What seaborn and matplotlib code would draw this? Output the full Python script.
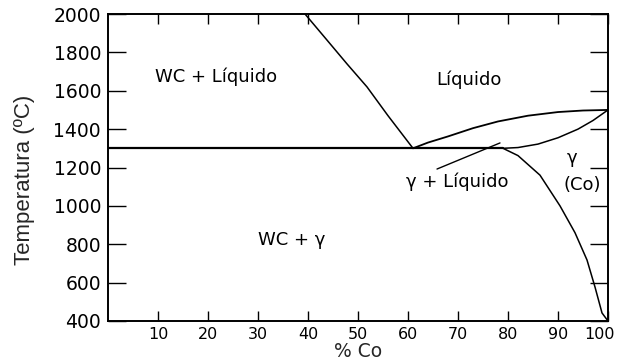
import matplotlib
matplotlib.use("Agg")
import matplotlib.pyplot as plt
import matplotlib.transforms as mtransforms
import seaborn as sns

# ---- data ----
x_ticks = [10, 20, 30, 40, 50, 60, 70, 80, 90, 100]
y_ticks = [400, 600, 800, 1000, 1200, 1400, 1600, 1800, 2000]

# WC liquidus
wc_liq_x = [39.4, 43.8, 47.8, 51.8, 56.0, 61.0]
wc_liq_T = [2000, 1864, 1740, 1620, 1470, 1300]

# eutectic isotherm
eut_x = [0, 79]
eut_T = [1300, 1300]

# Co-rich liquidus
co_liq_x = [61, 64, 68, 73, 78, 84, 90, 95, 100]
co_liq_T = [1300, 1330, 1362, 1405, 1440, 1470, 1489, 1497, 1500]

# solidus
sol_x = [79, 82, 86, 90, 94, 97, 100]
sol_T = [1300, 1304, 1322, 1355, 1400, 1445, 1500]

# solvus
solv_x = [79, 82, 86.4, 90.4, 93.4, 95.8, 97.4, 98.8, 100]
solv_T = [1300, 1262, 1160, 1000, 860, 718, 577, 442, 400]

# pointer line for the gamma + liquid label
tie_x = [65.8, 78.4]
tie_T = [1192, 1328]

labels = ["WC + Líquido", "Líquido", "γ + Líquido", "γ", "(Co)", "WC + γ"]
label_x = [21.6, 72.2, 69.8, 92.8, 94.8, 36.8]
label_T = [1672, 1656, 1124, 1250, 1109, 822]

# ---- plotting ----
sns.set_style("ticks")
plt.rcParams["font.family"] = ["DejaVu Sans"]

fig = plt.figure(figsize=(6.18, 3.60), dpi=100)
ax = fig.add_axes([108 / 618, 1 - 321 / 360, 500 / 618, 307 / 360])

for xs, ts, lw in [(wc_liq_x, wc_liq_T, 1.1), (eut_x, eut_T, 1.6),
                   (co_liq_x, co_liq_T, 1.3), (sol_x, sol_T, 1.1),
                   (solv_x, solv_T, 1.1), (tie_x, tie_T, 1.0)]:
    sns.lineplot(x=xs, y=ts, ax=ax, color="black", linewidth=lw,
                 sort=False, estimator=None)

for s, xx, tt in zip(labels, label_x, label_T):
    ax.text(xx, tt, s, ha="center", va="center", fontsize=13, color="black")

ax.set_xlim(0, 100)
ax.set_ylim(400, 2000)
ax.set_xticks(x_ticks)
ax.set_xticklabels([str(v) for v in x_ticks], fontsize=11.5)
ax.set_yticks(y_ticks)
ax.set_yticklabels([str(v) for v in y_ticks], fontsize=13.5)

for sp in ax.spines.values():
    sp.set_visible(True)
    sp.set_linewidth(1.4)
    sp.set_color("black")

ax.tick_params(axis="x", which="both", direction="in", length=7, width=1.0,
               top=True, bottom=True, pad=4, colors="black")
ax.tick_params(axis="y", which="both", direction="in", length=13, width=1.0,
               left=True, right=True, pad=5, colors="black")

# keep the "100" label inside the figure (after tick_params, which resets transforms)
last = ax.get_xticklabels()[-1]
last.set_transform(last.get_transform() +
                   mtransforms.ScaledTranslation(-9 / 100, 0, fig.dpi_scale_trans))

ax.set_xlabel("% Co", fontsize=13.5, labelpad=0)
ax.set_ylabel("Temperatura (ºC)", fontsize=16, family=["Liberation Sans"])
ax.yaxis.set_label_coords(-0.146, 0.46)

fig.savefig("out.png", dpi=100)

What this task involves
Leave out any pictures and return exactly the lines from the beginning of the data through the line with "eut_T = [1300, 1300]", inclusive.

Final result
What seaborn and matplotlib code would draw this? Output the full Python script.
import matplotlib
matplotlib.use("Agg")
import matplotlib.pyplot as plt
import matplotlib.transforms as mtransforms
import seaborn as sns

# ---- data ----
x_ticks = [10, 20, 30, 40, 50, 60, 70, 80, 90, 100]
y_ticks = [400, 600, 800, 1000, 1200, 1400, 1600, 1800, 2000]

# WC liquidus
wc_liq_x = [39.4, 43.8, 47.8, 51.8, 56.0, 61.0]
wc_liq_T = [2000, 1864, 1740, 1620, 1470, 1300]

# eutectic isotherm
eut_x = [0, 79]
eut_T = [1300, 1300]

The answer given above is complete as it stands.